Some have argued that agricultural technology, by making more food available, merely postponed the Malthusian day of reckoning, leading to a larger population which, in turn, increased net conversion of wildlife habitat. In response to this claim, I would first argue that agricultural technology, by reducing starvation and hunger, helped reduce maternal and infant mortality rates. Not only has this reduced misery worldwide, but it has also directly improved human well-being.
Second, failure to produce enough food would not necessarily have led to protection of habitat for the rest of nature. Consider the statistics about India. In 1961, daily food supplies per capita in India were 2,073 Calories (2,073 kilocalories, more accurately). At that time, 398 million acres of India's total land area of 734 million acres (or 54 percent) was devoted to crop production.
Between 1961 and 1998, population increased by 117 percent, food supplies per capita grew 19 percent, and India became, at least temporarily, a net grain exporter. Yet cropland increased by only 5 percent (to 420 million acres). Forest and woodland area expanded 21 percent between 1961 and 1994 (from 141 to 170 million acres) (FAO 2001).
Assuming no improvement in agricultural production since 1961 or any change in the 1998 population level, available daily food supplies per capita would have slid to 955 Calories - well below even the minimum energy an adult needs to keep basic metabolic activities functioning at rest in a supine position! The Food and Agricultural Organization (1996) estimates that minimal level of existence as requiring 1,300 to 1,700 Calories/day. Mass starvation and death would have been inevitable.

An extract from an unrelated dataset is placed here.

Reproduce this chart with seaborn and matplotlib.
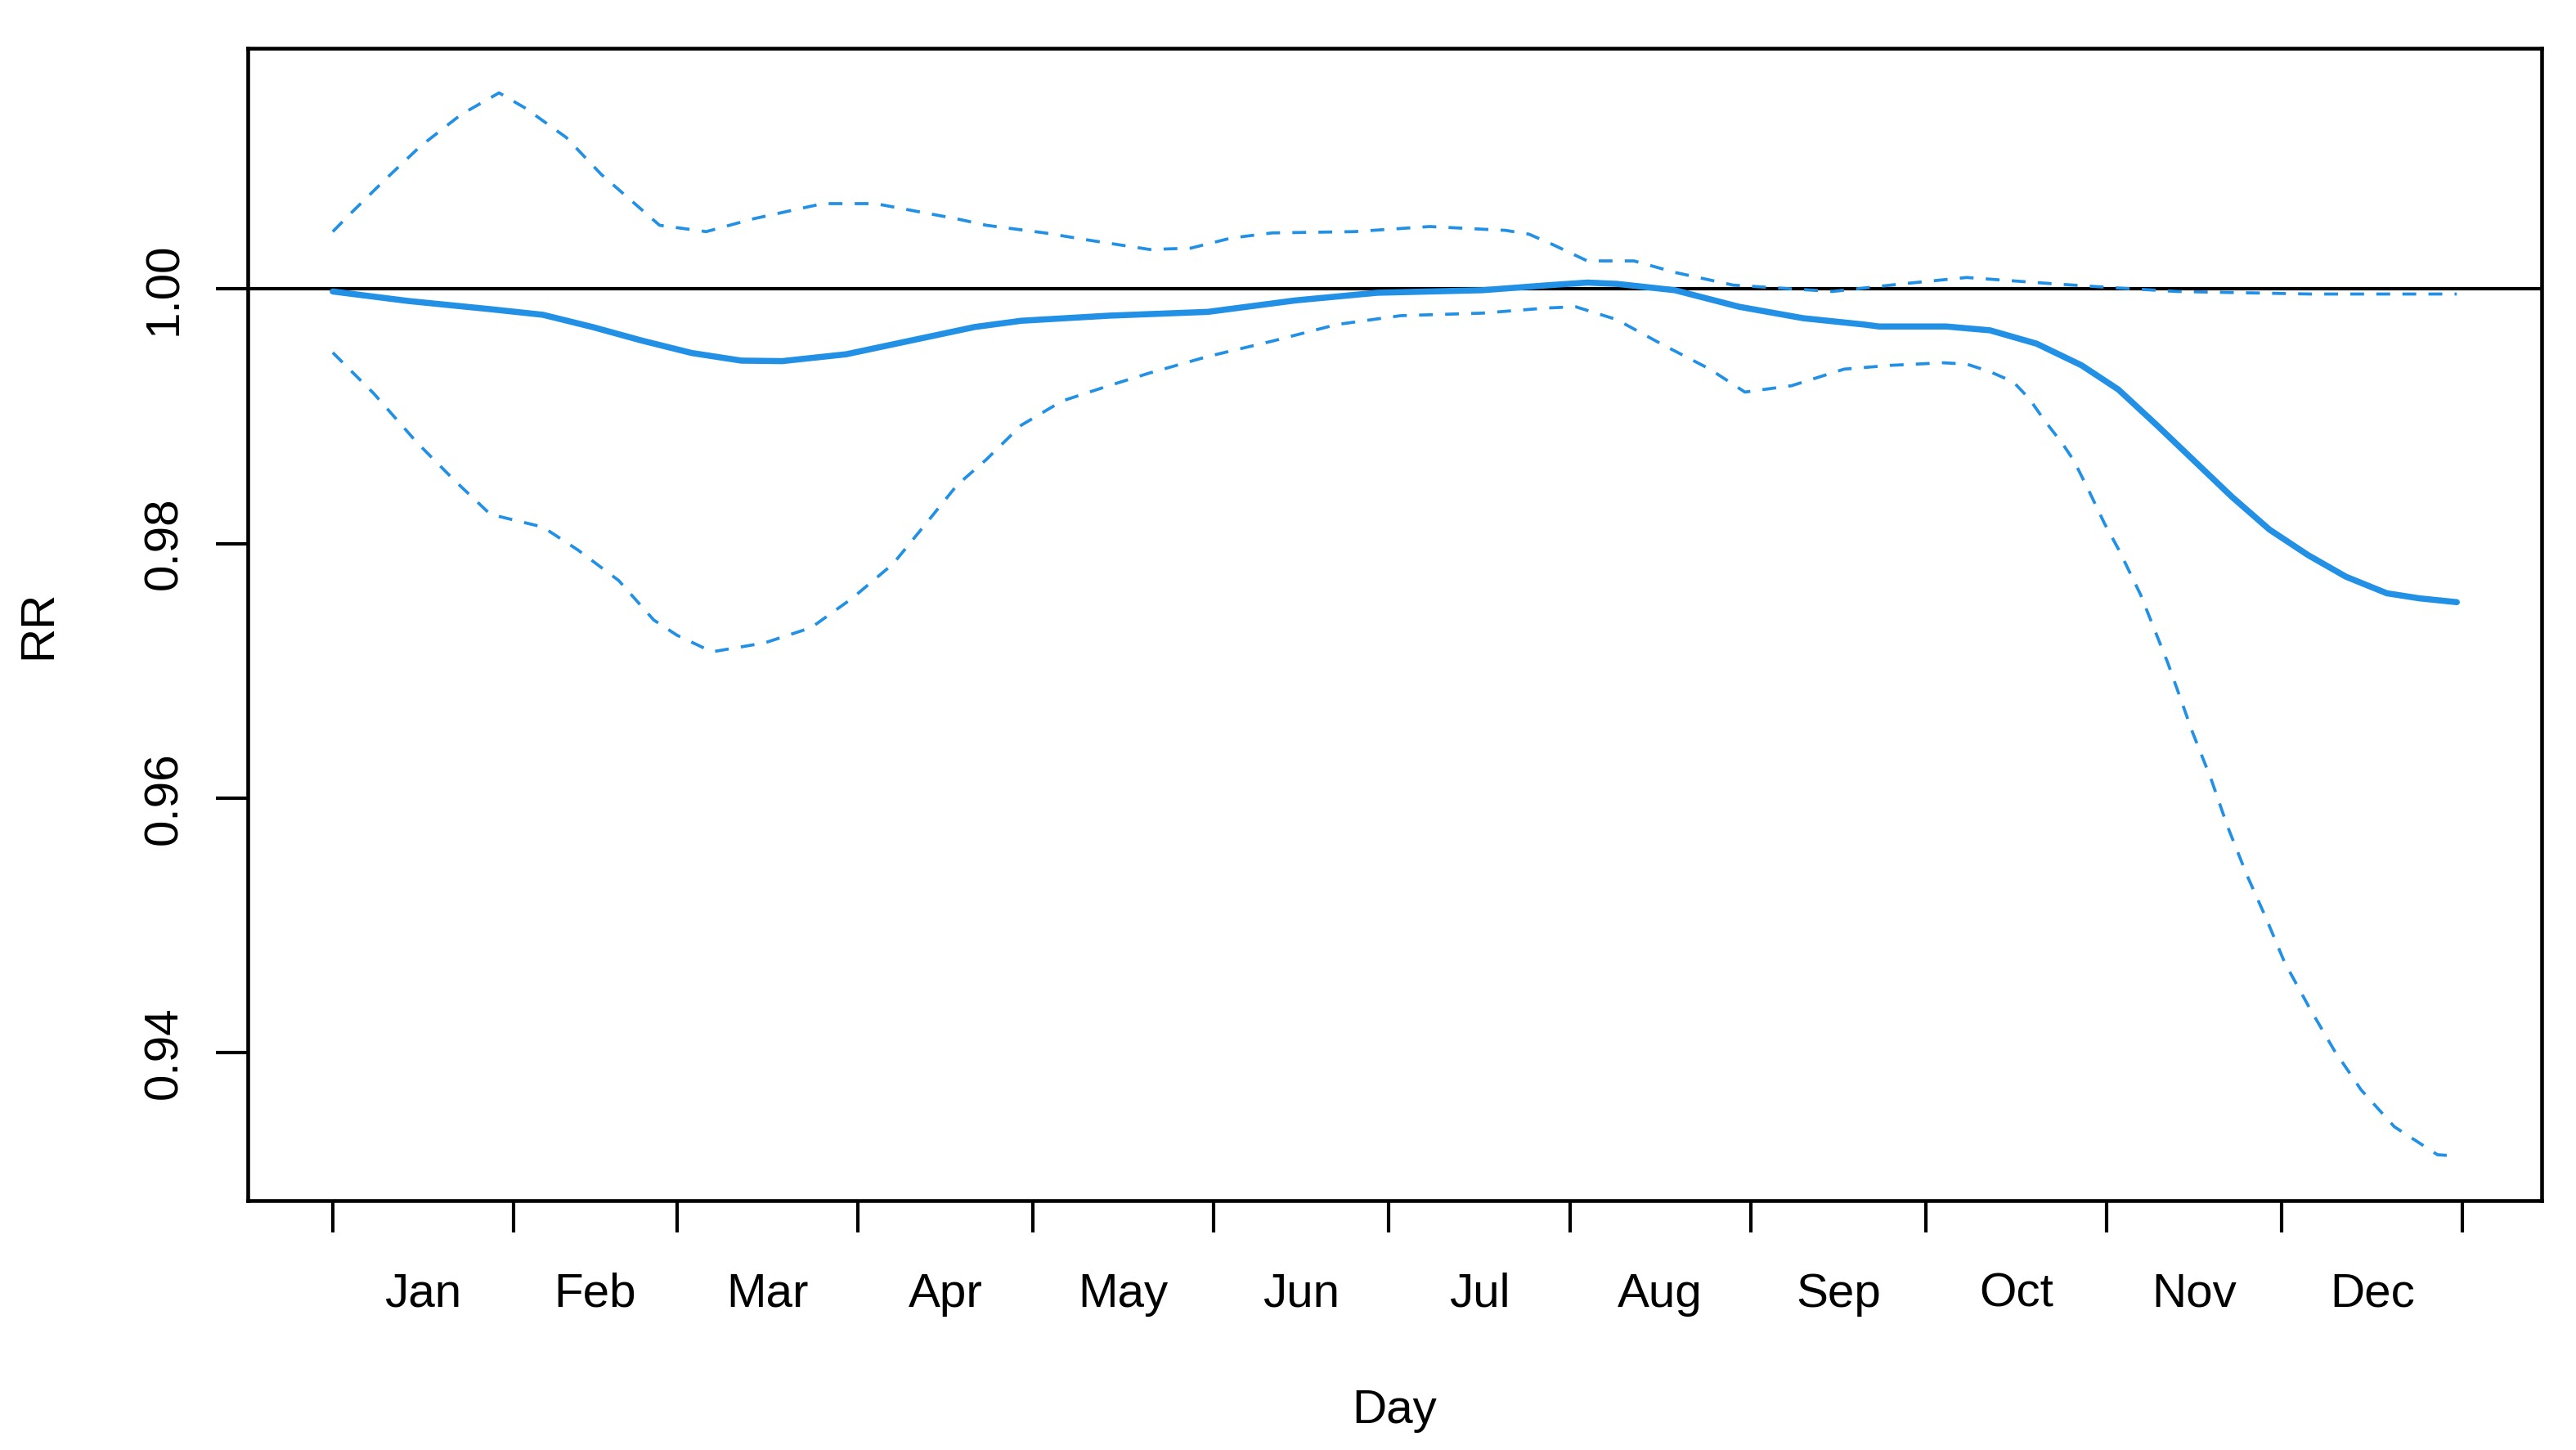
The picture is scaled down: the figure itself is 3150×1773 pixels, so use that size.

Would that have translated into more wildlife habitat? Not likely. Faced with such hunger, it seems unlikely that India's population and policy makers would have been more willing to set land aside for conservation. India would have been fortunate not to have lost much of its remaining forests, let alone "reserve" as much as the 35 million acres currently in partially or fully protected areas (World Resources Institute 2000).
By reducing hunger, agricultural technology has not only improved human welfare and reduced habitat loss but has made it easier to view the rest of nature as a source of wonder and not merely as one's next meal or the fire to cook it with. It also decreased the socioeconomic cost of conservation.
These factors helped create the conditions necessary for support of conservation within the body politic. Finally, in the absence of technological progress, would the World Conservation Union's Red List, which classifies about a quarter of all mammalian species as threatened (World Conservation Union 2000), been larger, because more species would be threatened - or smaller, because more species were extinct?